Ever made a $500,000 mistake?

You wanna hear a horror story?

It’s G-rated. I promise. But it’ll give you chills.

This is how you lose half a million dollars in three simple moves.

As they used to say on the Freaky Stories cartoons, this is a true story. It happened to a friend of a friend of mine. It happened just last week.

It was a day like any other day in lockdown. Teams working remotely, keeping in touch via Zoom, trying to keep a big project on schedule.

Everyone was under pressure. The delivery deadline was looming. Half the team had been furloughed. Everyone had taken a pay cut to keep their jobs. No one’s home internet connection was working at corporate speed. Group work by distance was proving challenging. Most worryingly of all, the pipeline of future work was bare. This one big project was keeping people busy but… what next?

There are probably elements of the above scenario that will feel familiar to you. What happens next could so easily happen to anybody. Perhaps it’s happened to you?

Tender shoots

But good news! The company was invited to tender for a new project by an old client. The work was worth half a million dollars — just what they needed to keep the business afloat and the team employed.

The boss asked one of the team to reply to the tender and send it off. He expected the employee to do this at the same time as he did his usual job. After all, with everything going on, neither of them could afford to be pulled away from the main project.

Under stress and fearing he’d lose his job if the company didn’t win the tender, the employee squeezed this task into his day. To make it easier on himself, he cut-and-pasted great passages from an old submission for another project and tinkered with it a bit.

With the job done, he fired it off to the client.

Mistakes were made

You’re probably ahead of me here and can already see what happened.

When “tinkering” with the copy, the employee didn’t pick up everything that needed to be changed. In fact, at one point he actually left in the name of the original company.

You wanna know how that went down with the client?

As we used to say in the playground, “like a cup of cold sick.”

Not only did the company not win the tender, the client felt completely disrespected.
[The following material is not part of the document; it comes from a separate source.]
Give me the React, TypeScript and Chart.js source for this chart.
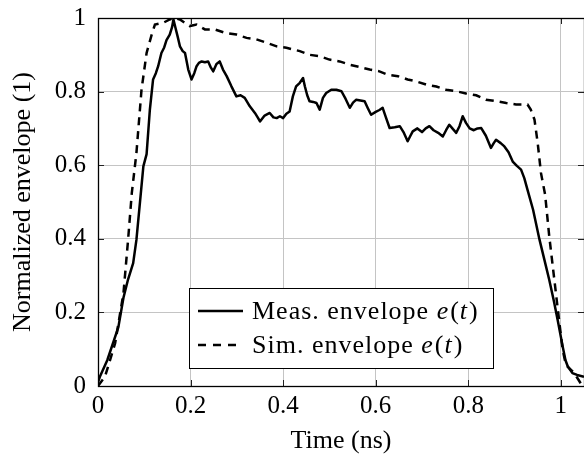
import React, { useEffect, useRef } from "react";
import { Chart, registerables } from "chart.js";

Chart.register(...registerables);

// Measured envelope
const measTime = [
  0, 0.004, 0.02, 0.044, 0.055, 0.065, 0.076, 0.083, 0.09, 0.098, 0.105, 0.112, 0.119, 0.125, 0.13, 0.137,
  0.143, 0.148, 0.155, 0.16, 0.163, 0.168, 0.172, 0.177, 0.183, 0.188, 0.195, 0.202, 0.208, 0.213, 0.218,
  0.224, 0.231, 0.238, 0.244, 0.249, 0.256, 0.263, 0.27, 0.278, 0.288, 0.299, 0.308, 0.317, 0.328, 0.339,
  0.345, 0.35, 0.36, 0.371, 0.379, 0.386, 0.393, 0.4, 0.407, 0.414, 0.421, 0.428, 0.436, 0.443, 0.447,
  0.452, 0.457, 0.465, 0.472, 0.479, 0.486, 0.493, 0.504, 0.515, 0.526, 0.535, 0.544, 0.551, 0.558, 0.567,
  0.576, 0.583, 0.59, 0.6, 0.608, 0.615, 0.622, 0.63, 0.641, 0.652, 0.66, 0.669, 0.675, 0.68, 0.69, 0.7,
  0.708, 0.716, 0.725, 0.735, 0.745, 0.752, 0.759, 0.767, 0.774, 0.781, 0.788, 0.795, 0.803, 0.812, 0.82,
  0.828, 0.838, 0.849, 0.855, 0.86, 0.87, 0.878, 0.887, 0.896, 0.905, 0.914, 0.921, 0.928, 0.94, 0.954,
  0.965, 0.975, 0.985, 0.993, 1.004, 1.01, 1.015, 1.025, 1.035, 1.05,
];
const measValue = [
  0.01, 0.025, 0.07, 0.16, 0.24, 0.29, 0.334, 0.397, 0.49, 0.597, 0.63, 0.75, 0.833, 0.85, 0.869, 0.905,
  0.92, 0.94, 0.955, 0.975, 0.996, 0.97, 0.95, 0.923, 0.91, 0.905, 0.86, 0.833, 0.85, 0.869, 0.878,
  0.882, 0.88, 0.882, 0.865, 0.855, 0.875, 0.882, 0.86, 0.842, 0.815, 0.787, 0.79, 0.783, 0.76, 0.742,
  0.73, 0.719, 0.735, 0.742, 0.73, 0.728, 0.733, 0.728, 0.74, 0.746, 0.787, 0.814, 0.824, 0.837, 0.814,
  0.79, 0.774, 0.772, 0.769, 0.751, 0.783, 0.796, 0.805, 0.805, 0.801, 0.78, 0.756, 0.77, 0.778, 0.776,
  0.774, 0.755, 0.737, 0.745, 0.75, 0.756, 0.73, 0.701, 0.703, 0.706, 0.69, 0.665, 0.68, 0.692, 0.7, 0.69,
  0.7, 0.706, 0.695, 0.688, 0.678, 0.695, 0.71, 0.698, 0.688, 0.706, 0.733, 0.715, 0.7, 0.695, 0.7,
  0.701, 0.68, 0.647, 0.66, 0.669, 0.66, 0.651, 0.635, 0.61, 0.598, 0.588, 0.565, 0.533, 0.479, 0.397,
  0.34, 0.288, 0.23, 0.18, 0.107, 0.07, 0.053, 0.035, 0.03, 0.025,
];

// Simulated envelope
const simTime = [
  0, 0.015, 0.037, 0.055, 0.065, 0.073, 0.083, 0.094, 0.105, 0.116, 0.123, 0.141, 0.155, 0.165, 0.177,
  0.198, 0.213, 0.231, 0.252, 0.274, 0.299, 0.321, 0.342, 0.364, 0.386, 0.407, 0.436, 0.457, 0.479, 0.5,
  0.522, 0.544, 0.565, 0.587, 0.608, 0.626, 0.648, 0.669, 0.687, 0.709, 0.731, 0.752, 0.774, 0.795, 0.817,
  0.838, 0.86, 0.882, 0.903, 0.928, 0.935, 0.943, 0.95, 0.957, 0.966, 0.975, 0.986, 0.997, 1.004, 1.011,
  1.029, 1.043, 1.05,
];
const simValue = [
  0, 0.025, 0.116, 0.252, 0.397, 0.524, 0.633, 0.805, 0.905, 0.955, 0.982, 0.987, 0.996, 1.0, 0.996,
  0.978, 0.982, 0.969, 0.969, 0.96, 0.955, 0.946, 0.942, 0.933, 0.923, 0.919, 0.91, 0.9, 0.896, 0.887,
  0.882, 0.873, 0.867, 0.86, 0.855, 0.846, 0.842, 0.833, 0.828, 0.819, 0.814, 0.805, 0.801, 0.795, 0.79,
  0.778, 0.774, 0.769, 0.765, 0.765, 0.751, 0.724, 0.66, 0.579, 0.52, 0.406, 0.288, 0.17, 0.098, 0.057,
  0.035, 0.007, 0,
];

const xTicks = [0, 0.2, 0.4, 0.6, 0.8, 1];
const yTicks = [0, 0.2, 0.4, 0.6, 0.8, 1];
const xTitle = "Time (ns)";
const yTitle = "Normalized envelope (1)";
const legendRows = [
  { prefix: "Meas. envelope ", dashed: false },
  { prefix: "Sim. envelope ", dashed: true },
];

const FONT = "'Liberation Serif', 'Times New Roman', serif";
const FS = 25;

const framePlugin = {
  id: "pgfFrame",
  afterDatasetsDraw(chart: any) {
    const { ctx, chartArea: a, scales } = chart;
    ctx.save();
    // inward ticks
    ctx.strokeStyle = "#222";
    ctx.lineWidth = 1;
    const tl = 6;
    xTicks.forEach((v) => {
      const px = Math.round(scales.x.getPixelForValue(v)) + 0.5;
      ctx.beginPath();
      ctx.moveTo(px, a.bottom);
      ctx.lineTo(px, a.bottom - tl);
      ctx.moveTo(px, a.top);
      ctx.lineTo(px, a.top + tl);
      ctx.stroke();
    });
    yTicks.forEach((v) => {
      const py = Math.round(scales.y.getPixelForValue(v)) + 0.5;
      ctx.beginPath();
      ctx.moveTo(a.left, py);
      ctx.lineTo(a.left + tl, py);
      ctx.moveTo(a.right, py);
      ctx.lineTo(a.right - tl, py);
      ctx.stroke();
    });
    // frame
    ctx.strokeStyle = "#000";
    ctx.lineWidth = 1.3;
    ctx.strokeRect(Math.round(a.left) + 0.5, Math.round(a.top) + 0.5, a.right - a.left, a.bottom - a.top);

    // legend box
    const bx = a.left + 91;
    const by = a.top + 270;
    const bw = 304;
    const bh = 80;
    ctx.fillStyle = "#fff";
    ctx.fillRect(bx, by, bw, bh);
    ctx.strokeStyle = "#000";
    ctx.lineWidth = 1;
    ctx.strokeRect(bx + 0.5, by + 0.5, bw, bh);

    legendRows.forEach((row, i) => {
      const cy = by + 23 + i * 34;
      ctx.beginPath();
      ctx.lineWidth = 2.6;
      ctx.strokeStyle = "#000";
      ctx.setLineDash(row.dashed ? [8, 7] : []);
      ctx.moveTo(bx + 9, cy);
      ctx.lineTo(bx + 54, cy);
      ctx.stroke();
      ctx.setLineDash([]);
      let x = bx + 63;
      ctx.fillStyle = "#000";
      ctx.textBaseline = "middle";
      ctx.textAlign = "left";
      try {
        (ctx as any).letterSpacing = "1px";
      } catch (e) {}
      const parts: [string, boolean][] = [
        [row.prefix, false],
        ["e", true],
        ["(", false],
        ["t", true],
        [")", false],
      ];
      parts.forEach(([s, it]) => {
        ctx.font = `${it ? "italic " : ""}${FS + 1}px ${FONT}`;
        ctx.fillText(s, x, cy + 1);
        x += ctx.measureText(s).width + (it ? 1 : 0);
      });
      try {
        (ctx as any).letterSpacing = "0px";
      } catch (e) {}
    });
    ctx.restore();
  },
};

export default function App() {
  const ref = useRef<HTMLCanvasElement | null>(null);
  useEffect(() => {
    if (!ref.current) return;
    const chart = new Chart(ref.current, {
      type: "line",
      data: {
        datasets: [
          {
            label: "Meas. envelope e(t)",
            data: measTime.map((t, i) => ({ x: t, y: measValue[i] })),
            borderColor: "#000",
            borderWidth: 2.5,
            pointRadius: 0,
            tension: 0,
            fill: false,
            borderJoinStyle: "round",
          },
          {
            label: "Sim. envelope e(t)",
            data: simTime.map((t, i) => ({ x: t, y: simValue[i] })),
            borderColor: "#000",
            borderWidth: 2.5,
            borderDash: [8, 6],
            pointRadius: 0,
            tension: 0,
            fill: false,
          },
        ],
      },
      options: {
        animation: false,
        responsive: false,
        maintainAspectRatio: false,
        layout: { padding: { top: 18, right: 0, left: 0, bottom: 0 } },
        plugins: { legend: { display: false }, tooltip: { enabled: false } },
        scales: {
          x: {
            type: "linear",
            min: 0,
            max: 1.05,
            afterBuildTicks: (axis: any) => {
              axis.ticks = xTicks.map((v) => ({ value: v }));
            },
            afterFit: (axis: any) => {
              axis.height = 71;
              axis.paddingLeft = 0;
              axis.paddingRight = 0;
            },
            ticks: {
              padding: 5,
              color: "#000",
              font: { family: FONT, size: FS },
              callback: (v: any) => String(v),
              maxRotation: 0,
            },
            grid: { color: "#c4c4c4", lineWidth: 1, drawTicks: false },
            border: { display: false },
            title: {
              display: true,
              text: xTitle,
              color: "#000",
              font: { family: FONT, size: FS + 1 },
              padding: { top: 0, bottom: 0 },
            },
          },
          y: {
            type: "linear",
            min: 0,
            max: 1,
            afterBuildTicks: (axis: any) => {
              axis.ticks = yTicks.map((v) => ({ value: v }));
            },
            afterFit: (axis: any) => {
              axis.width = 98;
              axis.paddingTop = 0;
              axis.paddingBottom = 0;
            },
            ticks: {
              padding: 12,
              color: "#000",
              font: { family: FONT, size: FS },
              callback: (v: any) => String(v),
            },
            grid: { color: "#c4c4c4", lineWidth: 1, drawTicks: false },
            border: { display: false },
            title: {
              display: true,
              text: yTitle,
              color: "#000",
              font: { family: FONT, size: FS + 1 },
              padding: { top: 8, bottom: 0 },
            },
          },
        },
      },
      plugins: [framePlugin],
    } as any);
    return () => chart.destroy();
  }, []);

  return (
    <div style={{ position: "fixed", left: 0, top: 0, width: 584, height: 457, background: "#fff" }}>
      <canvas ref={ref} width={584} height={457} />
    </div>
  );
}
It damaged a long-standing relationship. Will they ever be invited to work with this client again? I don’t know. But that’s about the quickest and silliest way I know to lose half a million dollars.

Three lessons to take away

Now, I’m sure there are management lessons here, but I’m not a management consultant. I do, however, know a lot about editorial quality-control processes. These are three simple moves that could have stopped the mistake being made and prevented the loss of the tender.

  1. Writing takes time. And writing that is meant to “convert” should certainly not be rushed. It requires your full attention. You don’t dash it off during a lunchbreak while you’re working on something else.
  2. Cut-and-paste is a formula for disaster. Show your audience (whether you stand to make money out of them or not) respect by crafting copy especially for them, with messages tailored to their expectations.
  3. Never, ever, skip the quality control. Always read your own work. Then have someone else read it. If literally anyone had read this document, they would have spotted the errant company name. Better yet, use a professional proofreader — an expert outside your organisation who is trained to pick up errors.

Now if you remember Freaky Stories, you might think perhaps this tale is just another urban legend — a scary campfire story designed to make the blood run cold. But this is a true story.

It happened to a friend of a friend of mine.